— Begin Provided data —

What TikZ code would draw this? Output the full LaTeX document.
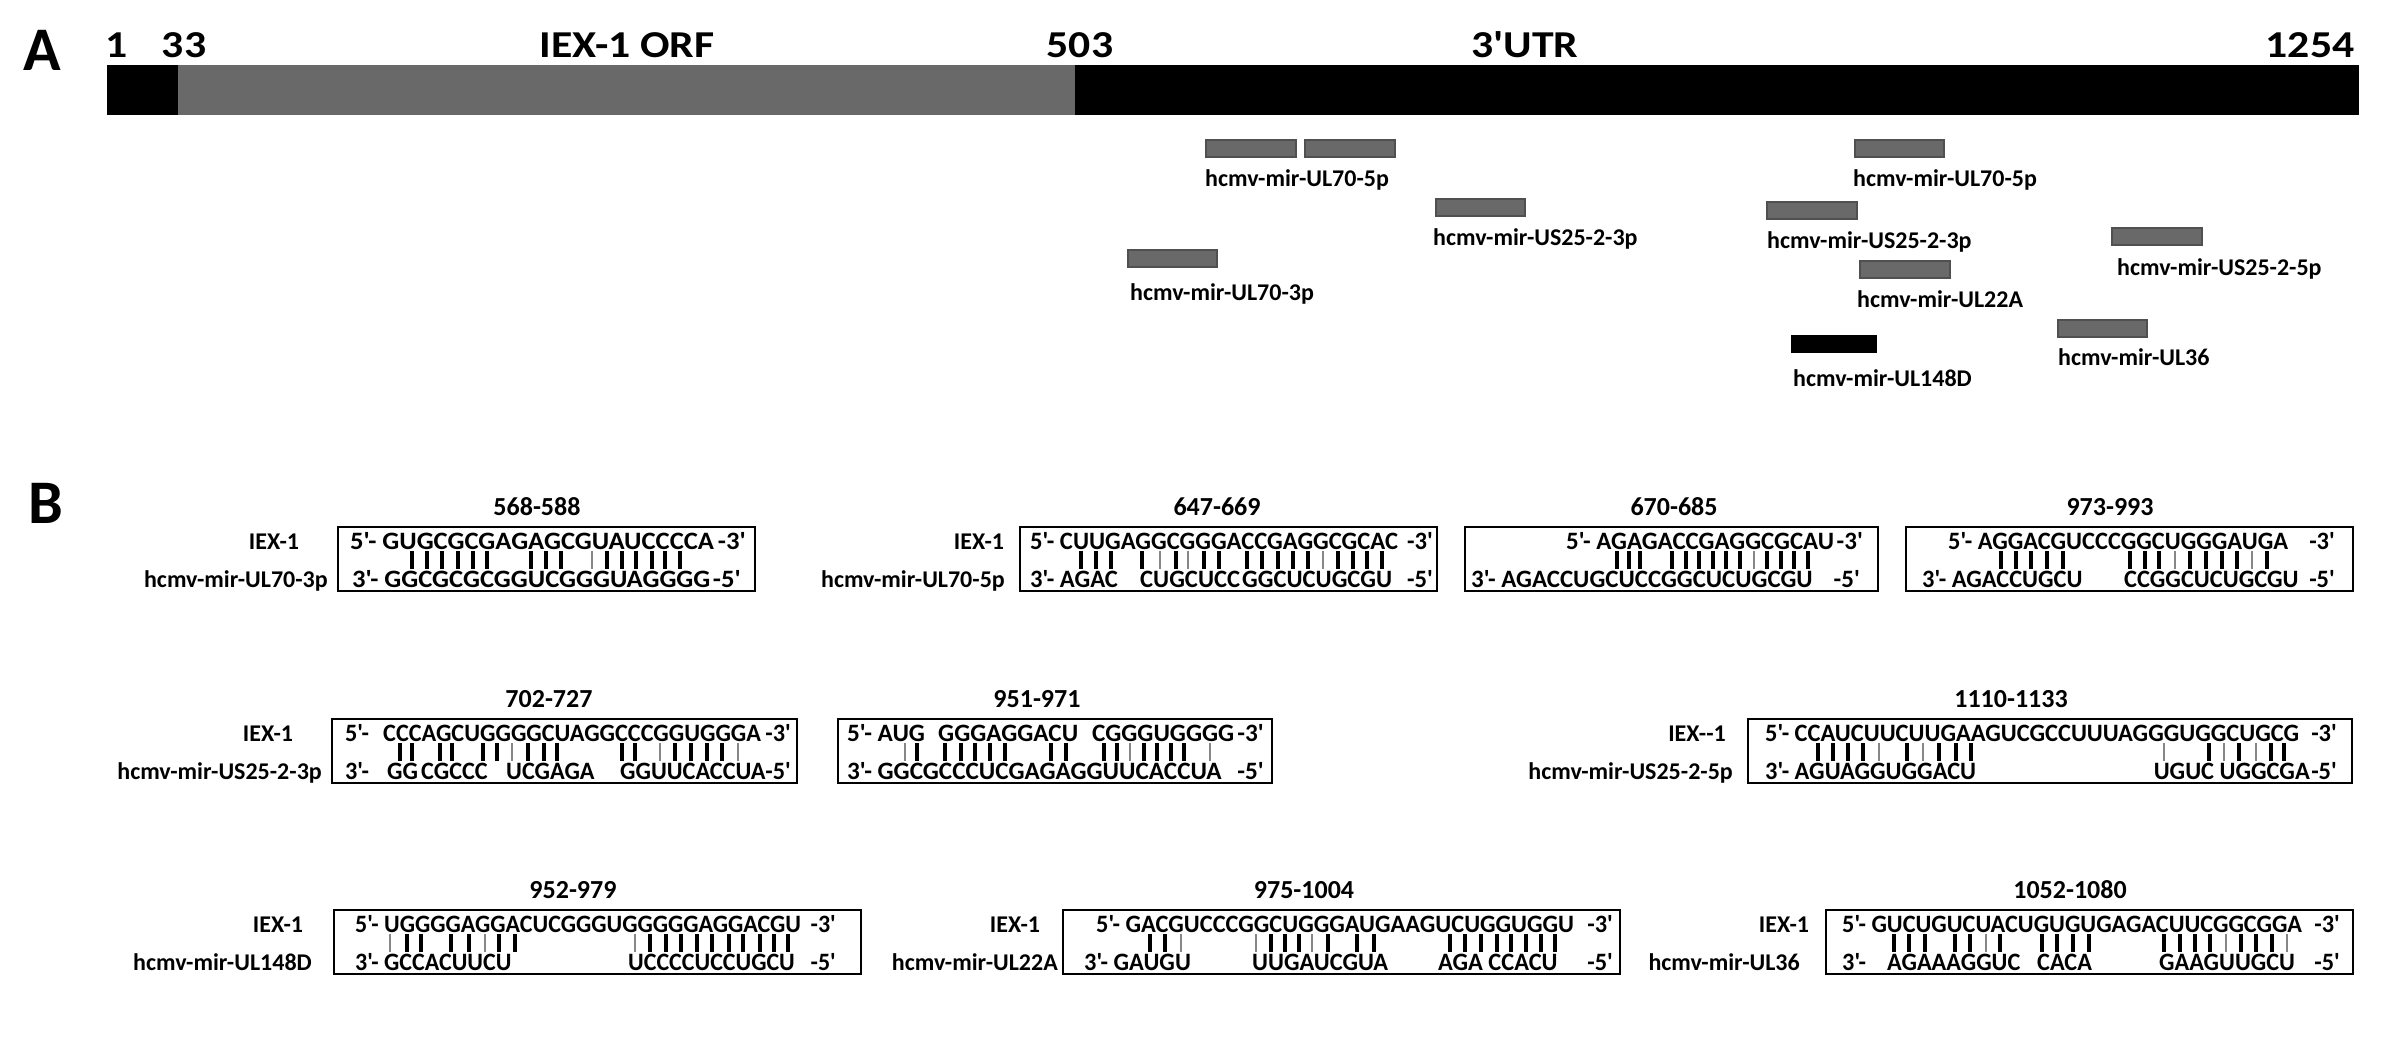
\documentclass[tikz,border=0pt]{standalone}
\usepackage{fontspec}
\usepackage{graphicx}
\setmainfont{Carlito}[Ligatures=TeXOff]
\definecolor{orfgray}{RGB}{105,105,105}
\definecolor{miredge}{RGB}{80,80,80}
\definecolor{wobgray}{RGB}{135,135,135}
\newcommand{\fBig}{\fontsize{62}{62}\selectfont\bfseries}
\newcommand{\fTop}{\fontsize{38}{38}\selectfont\bfseries}
\newcommand{\fLab}{\fontsize{24}{24}\selectfont\bfseries}
\newcommand{\fSeq}{\fontsize{25}{25}\selectfont\bfseries}
\newcommand{\fTtl}{\fontsize{26}{26}\selectfont\bfseries}
\newlength{\natw}
\newcommand{\setfit}[3]{\settowidth{\natw}{\fSeq #3}\pgfmathsetmacro{#1}{#2/\natw}}
\newcommand{\sx}[1]{\scalebox{\fitr}[1]{#1}}
\newcommand{\wide}[1]{\scalebox{1.15}[1]{#1}}
\newcommand{\pairbars}[4]{%
  \foreach \xx in {#3} \draw[pairline] (\xx,#1) -- (\xx,#2);
  \foreach \xx in {#4} \draw[wobline] (\xx,#1) -- (\xx,#2);}
\tikzset{
  lab/.style={font=\fLab, inner sep=0pt},
  toplab/.style={font=\fTop, inner sep=0pt, anchor=base},
  seq/.style={font=\fSeq, inner sep=0pt, anchor=base west},
  seqr/.style={font=\fSeq, inner sep=0pt, anchor=base east},
  ttl/.style={font=\fTtl, inner sep=0pt, anchor=base},
  frame/.style={draw=black, line width=2.4pt},
  pairline/.style={line width=3.2pt, draw=black},
  wobline/.style={line width=2.6pt, draw=wobgray},
  mirbox/.style={fill=orfgray, draw=miredge, line width=1.5pt},
}
\begin{document}
\setfit{\fa}{364}{5'- GUGCGCGAGAGCGUAUCCCCA}
\setfit{\fb}{368}{5'- CUUGAGGCGGGACCGAGGCGCAC}
\setfit{\fc}{268}{5'- AGAGACCGAGGCGCAU}
\setfit{\fd}{340}{5'- AGGACGUCCCGGCUGGGAUGA}
\setfit{\fe}{378}{CCCAGCUGGGGCUAGGCCCGGUGGGA}
\setfit{\ff}{142}{CGGGUGGGG}
\setfit{\fg}{534}{5'- CCAUCUUCUUGAAGUCGCCUUUAGGGUGGCUGCG}
\setfit{\fh}{446}{5'- UGGGGAGGACUCGGGUGGGGGAGGACGU}
\setfit{\fk}{478}{5'- GACGUCCCGGCUGGGAUGAAGUCUGGUGGU}
\setfit{\fm}{460}{5'- GUCUGUCUACUGUGUGAGACUUCGGCGGA}
\begin{tikzpicture}[x=1pt,y=-1pt]
\useasboundingbox[fill=white] (0,0) rectangle (2386,1044);

% ---------------- Panel A ----------------
\node[font=\fBig, inner sep=0pt, anchor=base] (A) at (42,70) {A};
\fill[black] (107,65) rectangle (178,115);
\fill[orfgray] (178,65) rectangle (1075,115);
\fill[black] (1075,65) rectangle (2359,115);
\node[toplab] (n1) at (117,57) {\wide{1}};
\node[toplab] (n33) at (184,57) {\wide{33}};
\node[toplab] (orf) at (627,57) {\wide{IEX-1 ORF}};
\node[toplab] (n503) at (1080,57) {\wide{503}};
\node[toplab] (utr) at (1525,57) {\wide{3'UTR}};
\node[toplab] (n1254) at (2310,57) {\wide{1254}};

\draw[mirbox] (1206,140) rectangle (1296,157);
\draw[mirbox] (1305,140) rectangle (1395,157);
\node[lab, anchor=base west] (a1) at (1205,186) {hcmv-mir-UL70-5p};
\draw[mirbox] (1436,199) rectangle (1525,216);
\node[lab, anchor=base west] (a2) at (1433,245) {hcmv-mir-US25-2-3p};
\draw[mirbox] (1128,250) rectangle (1217,267);
\node[lab, anchor=base west] (a3) at (1130,300) {hcmv-mir-UL70-3p};
\draw[mirbox] (1855,140) rectangle (1944,157);
\node[lab, anchor=base west] (a4) at (1853,186) {hcmv-mir-UL70-5p};
\draw[mirbox] (1767,202) rectangle (1857,219);
\node[lab, anchor=base west] (a5) at (1767,248) {hcmv-mir-US25-2-3p};
\draw[mirbox] (2112,228) rectangle (2202,245);
\node[lab, anchor=base west] (a6) at (2117,275) {hcmv-mir-US25-2-5p};
\draw[mirbox] (1860,261) rectangle (1950,278);
\node[lab, anchor=base west] (a7) at (1857,307) {hcmv-mir-UL22A};
\fill[black] (1791,335) rectangle (1877,353);
\node[lab, anchor=base west] (a8) at (1793,386) {hcmv-mir-UL148D};
\draw[mirbox] (2058,320) rectangle (2147,337);
\node[lab, anchor=base west] (a9) at (2058,365) {hcmv-mir-UL36};

% ---------------- Panel B ----------------
\node[font=\fBig, inner sep=0pt, anchor=base] (B) at (46,523) {B};

% Box 1 (T=527)
\let\fitr\fa
\draw[frame] (338,527) rectangle (755,591);
\node[ttl] (t1) at (537,515) {568-588};
\node[lab, anchor=base] (i1) at (274,549) {IEX-1};
\node[lab, anchor=base east] (m1) at (328,587) {hcmv-mir-UL70-3p};
\node[seq] (s1a) at (350,549) {\sx{5'- GUGCGCGAGAGCGUAUCCCCA}};
\node[seqr] (s1b) at (746,549) {\sx{-3'}};
\node[seq] (s1c) at (352,587) {\sx{3'- GGCGCGCGGUCGGGUAGGGG}};
\node[seqr] (s1d) at (741,587) {\sx{-5'}};
\pairbars{551}{569}{412,427,442,458,473,487,531,546,561,607,622,636,652,665,680}{592}

% Box 2
\let\fitr\fb
\draw[frame] (1020,527) rectangle (1437,591);
\node[ttl] (t2) at (1217,515) {647-669};
\node[lab, anchor=base] (i2) at (979,549) {IEX-1};
\node[lab, anchor=base east] (m2) at (1005,587) {hcmv-mir-UL70-5p};
\node[seq] (s2a) at (1030,549) {\sx{5'- CUUGAGGCGGGACCGAGGCGCAC}};
\node[seqr] (s2b) at (1433,549) {\sx{-3'}};
\node[seq] (s2c) at (1030,587) {\sx{3'- AGAC}};
\node[seq] (s2d) at (1140,587) {\sx{CUGCUCC}};
\node[seq] (s2e) at (1242,587) {\sx{GGCUCUGCGU}};
\node[seqr] (s2f) at (1433,587) {\sx{-5'}};
\pairbars{551}{569}{1081,1096,1111,1142,1176,1204,1219,1247,1262,1278,1293,1308,1338,1353,1367,1382}{1160,1188,1323}

% Box 3
\let\fitr\fc
\draw[frame] (1465,527) rectangle (1878,591);
\node[ttl] (t3) at (1674,515) {670-685};
\node[seq] (s3a) at (1566,549) {\sx{5'- AGAGACCGAGGCGCAU}};
\node[seqr] (s3b) at (1863,549) {\sx{-3'}};
\node[seq] (s3c) at (1471,587) {\sx{3'- AGACCUGCUCCGGCUCUGCGU}};
\node[seqr] (s3d) at (1860,587) {\sx{-5'}};
\pairbars{551}{569}{1617,1629,1640,1672,1686,1699,1713,1726,1740,1767,1781,1794,1808}{1754}

% Box 4
\let\fitr\fd
\draw[frame] (1906,527) rectangle (2353,591);
\node[ttl] (t4) at (2110,515) {973-993};
\node[seq] (s4a) at (1948,549) {\sx{5'- AGGACGUCCCGGCUGGGAUGA}};
\node[seqr] (s4b) at (2335,549) {\sx{-3'}};
\node[seq] (s4c) at (1922,587) {\sx{3'- AGACCUGCU}};
\node[seq] (s4d) at (2124,587) {\sx{CCGGCUCUGCGU}};
\node[seqr] (s4e) at (2335,587) {\sx{-5'}};
\pairbars{551}{569}{2001,2016,2031,2047,2063,2130,2145,2159,2190,2206,2222,2237,2267}{2175,2252}

% Box 5 (T=719)
\let\fitr\fe
\draw[frame] (332,719) rectangle (797,783);
\node[ttl] (t5) at (549,707) {702-727};
\node[lab, anchor=base] (i5) at (268,741) {IEX-1};
\node[lab, anchor=base east] (m5) at (322,779) {hcmv-mir-US25-2-3p};
\node[seq] (s5a) at (345,741) {\sx{5'-}};
\node[seq] (s5b) at (383,741) {\sx{CCCAGCUGGGGCUAGGCCCGGUGGGA}};
\node[seqr] (s5c) at (791,741) {\sx{-3'}};
\node[seq] (s5d) at (345,779) {\sx{3'-}};
\node[seq] (s5e) at (387,779) {\sx{GG}};
\node[seq] (s5f) at (421,779) {\sx{CGCCC}};
\node[seq] (s5g) at (506,779) {\sx{UCGAGA}};
\node[seq] (s5h) at (620,779) {\sx{GGUUCACCUA}};
\node[seqr] (s5i) at (791,779) {\sx{-5'}};
\pairbars{743}{761}{400,412,440,452,483,497,528,544,557,622,635,675,691,707,722}{512,660,738}

% Box 6
\let\fitr\ff
\draw[frame] (838,719) rectangle (1272,783);
\node[ttl] (t6) at (1037,707) {951-971};
\node[seq] (s6a) at (847,741) {\sx{5'- AUG}};
\node[seq] (s6b) at (938,741) {\sx{GGGAGGACU}};
\node[seq] (s6c) at (1092,741) {\sx{CGGGUGGGG}};
\node[seqr] (s6d) at (1264,741) {\sx{-3'}};
\node[seq] (s6e) at (847,779) {\sx{3'- GGCGCCCUCGAGAGGUUCACCUA}};
\node[seqr] (s6f) at (1264,779) {\sx{-5'}};
\pairbars{743}{761}{917,945,961,975,990,1005,1051,1066,1104,1117,1144,1157,1171,1184}{905,1130,1210}

% Box 7
\let\fitr\fg
\draw[frame] (1748,719) rectangle (2352,783);
\node[ttl] (t7) at (2011,707) {1110-1133};
\node[lab, anchor=base] (i7) at (1697,741) {IEX-{}-1};
\node[lab, anchor=base east] (m7) at (1733,779) {hcmv-mir-US25-2-5p};
\node[seq] (s7a) at (1765,741) {\sx{5'- CCAUCUUCUUGAAGUCGCCUUUAGGGUGGCUGCG}};
\node[seqr] (s7b) at (2337,741) {\sx{-3'}};
\node[seq] (s7c) at (1765,779) {\sx{3'- AGUAGGUGGACU}};
\node[seqr] (s7d) at (2310,779) {\sx{UGUC UGGCGA}};
\node[seqr] (s7f) at (2337,779) {\sx{-5'}};
\pairbars{743}{761}{1818,1833,1848,1863,1907,1939,1956,1971,2209,2239,2271,2284}{1879,1923,2164,2224,2256}

% Box 8 (T=910)
\let\fitr\fh
\draw[frame] (334,910) rectangle (861,974);
\node[ttl] (t8) at (573,898) {952-979};
\node[lab, anchor=base] (i8) at (278,932) {IEX-1};
\node[lab, anchor=base east] (m8) at (312,970) {hcmv-mir-UL148D};
\node[seq] (s8a) at (355,932) {\sx{5'- UGGGGAGGACUCGGGUGGGGGAGGACGU}};
\node[seqr] (s8b) at (836,932) {\sx{-3'}};
\node[seq] (s8c) at (355,970) {\sx{3'- GCCACUUCU}};
\node[seq] (s8d) at (628,970) {\sx{UCCCCUCCUGCU}};
\node[seqr] (s8e) at (836,970) {\sx{-5'}};
\pairbars{934}{952}{407,421,451,469,499,515,650,666,681,697,712,729,743,760,774,788}{390,485,635}

% Box 9
\let\fitr\fk
\draw[frame] (1063,910) rectangle (1620,974);
\node[ttl] (t9) at (1304,898) {975-1004};
\node[lab, anchor=base] (i9) at (1015,932) {IEX-1};
\node[lab, anchor=base east] (m9) at (1058,970) {hcmv-mir-UL22A};
\node[seq] (s9a) at (1096,932) {\sx{5'- GACGUCCCGGCUGGGAUGAAGUCUGGUGGU}};
\node[seqr] (s9b) at (1613,932) {\sx{-3'}};
\node[seq] (s9c) at (1084,970) {\sx{3'- GAUGU}};
\node[seq] (s9d) at (1252,970) {\sx{UUGAUCGUA}};
\node[seq] (s9e) at (1438,970) {\sx{AGA CCACU}};
\node[seqr] (s9f) at (1613,970) {\sx{-5'}};
\pairbars{934}{952}{1150,1165,1271,1285,1299,1328,1357,1374,1450,1465,1481,1497,1511,1526,1541,1555}{1181,1256,1312}

% Box 10
\let\fitr\fm
\draw[frame] (1826,910) rectangle (2353,974);
\node[ttl] (t10) at (2070,898) {1052-1080};
\node[lab, anchor=base] (i10) at (1784,932) {IEX-1};
\node[lab, anchor=base east] (m10) at (1800,970) {hcmv-mir-UL36};
\node[seq] (s10a) at (1842,932) {\sx{5'- GUCUGUCUACUGUGUGAGACUUCGGCGGA}};
\node[seqr] (s10b) at (2340,932) {\sx{-3'}};
\node[seq] (s10c) at (1842,970) {\sx{3'-}};
\node[seq] (s10d) at (1887,970) {\sx{AGAAAGGUC}};
\node[seq] (s10e) at (2037,970) {\sx{CACA}};
\node[seq] (s10f) at (2159,970) {\sx{GAAGUUGCU}};
\node[seqr] (s10g) at (2340,970) {\sx{-5'}};
\pairbars{934}{952}{1894,1909,1925,1955,1970,2000,2042,2057,2073,2089,2164,2180,2195,2210,2241,2256,2272}{1986,2226,2287}
\end{tikzpicture}
\end{document}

— End Provided data —

Print the data above verbatim from the first line through the line holding "(0,0) rectangle (2386,1044);", leaving every picture out.

What TikZ code would draw this? Output the full LaTeX document.
\documentclass[tikz,border=0pt]{standalone}
\usepackage{fontspec}
\usepackage{graphicx}
\setmainfont{Carlito}[Ligatures=TeXOff]
\definecolor{orfgray}{RGB}{105,105,105}
\definecolor{miredge}{RGB}{80,80,80}
\definecolor{wobgray}{RGB}{135,135,135}
\newcommand{\fBig}{\fontsize{62}{62}\selectfont\bfseries}
\newcommand{\fTop}{\fontsize{38}{38}\selectfont\bfseries}
\newcommand{\fLab}{\fontsize{24}{24}\selectfont\bfseries}
\newcommand{\fSeq}{\fontsize{25}{25}\selectfont\bfseries}
\newcommand{\fTtl}{\fontsize{26}{26}\selectfont\bfseries}
\newlength{\natw}
\newcommand{\setfit}[3]{\settowidth{\natw}{\fSeq #3}\pgfmathsetmacro{#1}{#2/\natw}}
\newcommand{\sx}[1]{\scalebox{\fitr}[1]{#1}}
\newcommand{\wide}[1]{\scalebox{1.15}[1]{#1}}
\newcommand{\pairbars}[4]{%
  \foreach \xx in {#3} \draw[pairline] (\xx,#1) -- (\xx,#2);
  \foreach \xx in {#4} \draw[wobline] (\xx,#1) -- (\xx,#2);}
\tikzset{
  lab/.style={font=\fLab, inner sep=0pt},
  toplab/.style={font=\fTop, inner sep=0pt, anchor=base},
  seq/.style={font=\fSeq, inner sep=0pt, anchor=base west},
  seqr/.style={font=\fSeq, inner sep=0pt, anchor=base east},
  ttl/.style={font=\fTtl, inner sep=0pt, anchor=base},
  frame/.style={draw=black, line width=2.4pt},
  pairline/.style={line width=3.2pt, draw=black},
  wobline/.style={line width=2.6pt, draw=wobgray},
  mirbox/.style={fill=orfgray, draw=miredge, line width=1.5pt},
}
\begin{document}
\setfit{\fa}{364}{5'- GUGCGCGAGAGCGUAUCCCCA}
\setfit{\fb}{368}{5'- CUUGAGGCGGGACCGAGGCGCAC}
\setfit{\fc}{268}{5'- AGAGACCGAGGCGCAU}
\setfit{\fd}{340}{5'- AGGACGUCCCGGCUGGGAUGA}
\setfit{\fe}{378}{CCCAGCUGGGGCUAGGCCCGGUGGGA}
\setfit{\ff}{142}{CGGGUGGGG}
\setfit{\fg}{534}{5'- CCAUCUUCUUGAAGUCGCCUUUAGGGUGGCUGCG}
\setfit{\fh}{446}{5'- UGGGGAGGACUCGGGUGGGGGAGGACGU}
\setfit{\fk}{478}{5'- GACGUCCCGGCUGGGAUGAAGUCUGGUGGU}
\setfit{\fm}{460}{5'- GUCUGUCUACUGUGUGAGACUUCGGCGGA}
\begin{tikzpicture}[x=1pt,y=-1pt]
\useasboundingbox[fill=white] (0,0) rectangle (2386,1044);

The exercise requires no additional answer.